New CD releases this month feature acts that are a li'l bit country.
The Little Willies
The Little Willies' second album "For The Good Times" features Richard Julian (who does a mean Lyle Lovett), Jim Campilongo, Lee Alexander and Dan Rieser. Not quite insurgent, it casts a respectful net over a set of comfy, twangy tunes. Ralph Stanley's "I Worship You," Loretta Lynn's "Fist City," Willie Nelson's "Permanently Lonely," Johnny Cash's "Wide Open Road," Kris Kristofferson's "For The Good Times" and Dolly Parton's "Jolene" all sparkle anew on this disc. The Little Willies' rendition of "Foul Owl on the Prowl" (from the movie "In The Heat of the Night") is a flight of delight.
Mount Moriah, a duo consisting of out lesbian Heather McEntire and Jenks Miller, makes a stunning impression on the new self-titled CD/DVD. Backed by a stellar cast of hipster musicians, the pair creates boot-gazing glory on tracks such as "Only Way Out" and "Plane." On the other hand, you may find yourself wiping away eyes on "Old Gowns" and "Honey, We Don't Need That Much." The DVD consists of must-see videos for "The Letting Go," "Lament" and "Old Gowns."
The double-disc, 40th-anniversary edition of Elvis Presley's "Elvis Country," aka "I'm 10,000 Years Old," includes 1971's "Love Letters from Elvis," as well as six bonus tracks. Looking south, Elvis covers country as only he can, remaking the Anne Murray hit "Snowbird," repossessing Jerry Lee Lewis' "Whole Lot-ta Shakin' Goin' On," having the time of his life with Willie Nelson's "Funny How Time Slips Away" and breaking our hearts on "There Goes My Everything." With Presley in fine form, "Elvis Country" is a place worth visiting and setting a spell.
My Morning Jacket
Like it or not, My Morning Jacket is the face of 21st-century Southern rock. But that doesn't mean Charlie Daniels Band 2.0 (or 2.1). Instead, on "Circuital," MMJ embraces its Southern soul and gently steers it toward the future on cuts such as the title track, "Victory Dance," "Outta My System" and "You Wanna Freak Out." The real pleasure of "Circuital," however, occurs on spectrum stretchers such as "The Day Is Coming" and "Holdin' on to Black Metal," indicating that these jacket pockets contain surprises.
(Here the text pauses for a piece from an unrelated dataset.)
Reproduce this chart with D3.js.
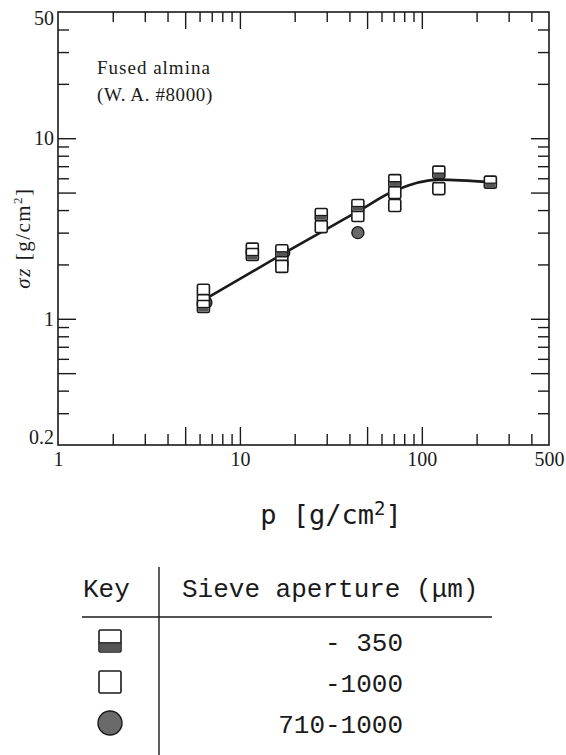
<!DOCTYPE html>
<html>
<head>
<meta charset="utf-8">
<script src="https://cdn.jsdelivr.net/npm/d3@7"></script>
<style>
body{margin:0;background:#fff}
</style>
</head>
<body>
<div id="chart1"></div>
<script>
// sieve aperture  -350 (half filled squares)
const halfX = [6.3, 11.7, 17, 28, 44.5, 71, 124, 238];
const halfY = [1.17, 2.27, 2.38, 3.78, 4.24, 5.82, 6.49, 5.71];
// sieve aperture -1000 (open squares)
const openX = [6.3, 6.3, 11.7, 17, 17, 28, 44.5, 71, 71, 124];
const openY = [1.44, 1.26, 2.43, 2.08, 1.95, 3.24, 3.73, 5.0, 4.24, 5.26];
// 710-1000 (filled circles)
const circX = [6.5, 17.4, 44.5, 71];
const circY = [1.23, 2.33, 3.0, 5.67];
// hand drawn trend line
const fitX = [6.3, 17, 28, 44.5, 71, 124, 238];
const fitY = [1.27, 2.27, 3.02, 3.93, 5.13, 5.9, 5.71];

const xLabels = [1, 10, 100, 500];
const yLabels = [0.2, 1, 10, 50];
const xMajor = [5, 10, 50, 100];
const xMinor = [2, 3, 4, 6, 7, 8, 9, 20, 30, 40, 60, 70, 80, 90, 200, 300, 400];
const yMajor = [0.5, 1, 5, 10];
const yMinor = [0.3, 0.4, 0.6, 0.7, 0.8, 0.9, 2, 3, 4, 6, 7, 8, 9, 20, 30, 40];

const keyRows = ['- 350', '-1000', '710-1000'];

const width = 566;
const height = 755;
const mLeft = 58, mRight = 549, mTop = 12, mBottom = 445;
const serif = '"Liberation Serif","Times New Roman",serif';
const mono = '"Liberation Mono","Courier New",monospace';

const x = d3.scaleLog().domain([1, 500]).range([mLeft, mRight]);
const y = d3.scaleLog().domain([0.2, 50]).range([mBottom, mTop]);

const svg = d3.select('#chart1')
  .append('svg')
  .attr('width', width)
  .attr('height', height)
  .style('background', '#fff');

const ink = '#1a1a1a';

// ticks, all pointing into the plot
const tickAxis = (gen, tr, vals, len) => {
  svg.append('g')
    .attr('transform', tr)
    .call(gen.tickValues(vals).tickSize(-len).tickFormat(''))
    .call(g => g.select('.domain').remove())
    .selectAll('line').attr('stroke', ink).attr('stroke-width', 1.4);
};
tickAxis(d3.axisBottom(x), `translate(0,${mBottom})`, xMajor, 18);
tickAxis(d3.axisBottom(x), `translate(0,${mBottom})`, xMinor, 11);
tickAxis(d3.axisTop(x), `translate(0,${mTop})`, xMajor, 17);
tickAxis(d3.axisTop(x), `translate(0,${mTop})`, xMinor, 10);
tickAxis(d3.axisLeft(y), `translate(${mLeft},0)`, yMajor, 18);
tickAxis(d3.axisLeft(y), `translate(${mLeft},0)`, yMinor, 11);
tickAxis(d3.axisRight(y), `translate(${mRight},0)`, yMajor, 18);
tickAxis(d3.axisRight(y), `translate(${mRight},0)`, yMinor, 11);

svg.append('rect')
  .attr('x', mLeft).attr('y', mTop)
  .attr('width', mRight - mLeft).attr('height', mBottom - mTop)
  .attr('fill', 'none').attr('stroke', ink).attr('stroke-width', 1.6);

// tick labels
const xl = svg.append('g')
  .attr('transform', `translate(0,${mBottom})`)
  .call(d3.axisBottom(x).tickValues(xLabels).tickSize(0).tickPadding(7).tickFormat(d3.format('')));
xl.select('.domain').remove();
xl.selectAll('text').attr('font-family', serif).attr('font-size', 20).attr('fill', ink);

const yl = svg.append('g')
  .attr('transform', `translate(${mLeft},0)`)
  .call(d3.axisLeft(y).tickValues(yLabels).tickSize(0).tickPadding(4).tickFormat(d3.format('')));
yl.select('.domain').remove();
yl.selectAll('text').attr('font-family', serif).attr('font-size', 20).attr('fill', ink)
  .attr('dy', d => d === 50 ? '0.6em' : d === 0.2 ? '-0.1em' : '0.32em');

// axis titles
svg.append('text')
  .attr('transform', 'translate(30,238) rotate(-90)')
  .attr('text-anchor', 'middle')
  .attr('font-family', serif).attr('font-size', 21).attr('letter-spacing', 1.5).attr('fill', ink)
  .call(t => {
    t.append('tspan').attr('font-style', 'italic').text('σz');
    t.append('tspan').text(' [g/cm');
    t.append('tspan').attr('font-size', 13).attr('dy', -8).text('2');
    t.append('tspan').attr('dy', 8).text(']');
  });

svg.append('text')
  .attr('x', 331).attr('y', 524)
  .attr('text-anchor', 'middle')
  .attr('font-family', '"DejaVu Sans Mono",monospace').attr('font-size', 27).attr('fill', ink)
  .call(t => {
    t.append('tspan').text('p [g/cm');
    t.append('tspan').attr('font-size', 19).attr('dy', -9).text('2');
    t.append('tspan').attr('dy', 9).text(']');
  });

// material note
svg.append('text')
  .attr('x', 97).attr('y', 74)
  .attr('font-family', serif).attr('font-size', 19).attr('letter-spacing', 1).attr('fill', ink)
  .text('Fused almina');
svg.append('text')
  .attr('x', 97).attr('y', 101)
  .attr('font-family', serif).attr('font-size', 19).attr('letter-spacing', 0.6).attr('fill', ink)
  .text('(W. A. #8000)');

// trend line
const line = d3.line()
  .x(d => x(d[0]))
  .y(d => y(d[1]))
  .curve(d3.curveMonotoneX);
svg.append('path')
  .datum(d3.zip(fitX, fitY))
  .attr('d', line)
  .attr('fill', 'none')
  .attr('stroke', ink)
  .attr('stroke-width', 2.6);

// markers
const sq = 12;
const grey = '#555';

const drawCircle = (g, cx, cy, r) => {
  g.append('circle')
    .attr('cx', cx).attr('cy', cy).attr('r', r)
    .attr('fill', '#6a6a6a').attr('stroke', ink).attr('stroke-width', 1.4);
};
const drawOpen = (g, cx, cy, s) => {
  g.append('rect')
    .attr('x', cx - s / 2).attr('y', cy - s / 2)
    .attr('width', s).attr('height', s).attr('rx', 1.5)
    .attr('fill', '#fff').attr('stroke', ink).attr('stroke-width', 1.6);
};
const drawHalf = (g, cx, cy, s) => {
  drawOpen(g, cx, cy, s);
  g.append('rect')
    .attr('x', cx - s / 2 + 0.8).attr('y', cy + s * 0.08)
    .attr('width', s - 1.6).attr('height', s * 0.42 - 0.8)
    .attr('fill', grey);
  g.append('line')
    .attr('x1', cx - s / 2).attr('x2', cx + s / 2)
    .attr('y1', cy + s * 0.08).attr('y2', cy + s * 0.08)
    .attr('stroke', ink).attr('stroke-width', 1.2);
};

const marks = svg.append('g');
d3.zip(circX, circY).forEach(d => drawCircle(marks, x(d[0]), y(d[1]), 6));
d3.zip(openX, openY).forEach(d => drawOpen(marks, x(d[0]), y(d[1]), sq));
d3.zip(halfX, halfY).forEach(d => drawHalf(marks, x(d[0]), y(d[1]), sq));

// key table
const key = svg.append('g')
  .attr('font-family', mono).attr('font-size', 26).attr('fill', ink);
key.append('text').attr('x', 83).attr('y', 597).text('Key');
key.append('text').attr('x', 182).attr('y', 597).text('Sieve aperture (μm)');
key.append('line')
  .attr('x1', 159).attr('x2', 159).attr('y1', 567).attr('y2', 755)
  .attr('stroke', ink).attr('stroke-width', 1.4);
key.append('line')
  .attr('x1', 82).attr('x2', 492).attr('y1', 617).attr('y2', 617)
  .attr('stroke', ink).attr('stroke-width', 1.6);

const rowY = [641, 682, 723];
keyRows.forEach((t, i) => {
  key.append('text')
    .attr('x', 403).attr('y', rowY[i] + 10)
    .attr('text-anchor', 'end')
    .style('white-space', 'pre')
    .text(t);
});
drawHalf(key, 110, rowY[0], 22);
drawOpen(key, 110, rowY[1], 22);
drawCircle(key, 110, rowY[2], 12);
</script>
</body>
</html>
Jody Miller is perhaps best known for the novelty hit answer song "Queen of the House" (the video on You Tube is priceless). A campy response to Roger Miller's "King of the Road," it was clearly a song of its day – 1965. Miller released a series of country albums during the early to mid-1970s on which she performed Nashville-style versions of hits by others ("He's So Fine," "Baby, I'm Yours," "Natural Woman") as well as songs by Billy Sherrill and other country songwriters of the day. The album "Complete Epic Hits" compiles 25 of Miller's hits from the period on a single disc.
The Low Anthem
The Low Anthem, My Morning Jacket's Yankee country cousins, puts their fondness for unusual and vintage instrumentation to good use on "Smart Flesh." The numbered first edition of the Rhode Island-based band's album featured a bonus CD containing "three passable strays that missed the cut." Closer in spirit to the insurgent country scene, "Smart Flesh" is simply stunning from start to finish, especially such songs as "Apothecary Love," "Love and Altar," "Ghost Woman Blues," the 9/11 heartbreaker "Boeing 737," and the exceptional "Hey, All You Hippies!." The Low Anthem hits the heights on "Smart Flesh."
Jim White stirs in a folksy flavor to the 11 alt-country songs on "Where It Hits You." Beginning with the acoustic flair of "Chase The Dark Away," White brightens "Sunday's Refrain" with brass, brings a banjo to "The Way of Alone" and turns on the waterworks for the tragic tale of "My Brother's Keeper." But when he cuts loose on more experimental songs such as "What Rocks Will Never Know" and "Here We Go!," he knows exactly where to hit us.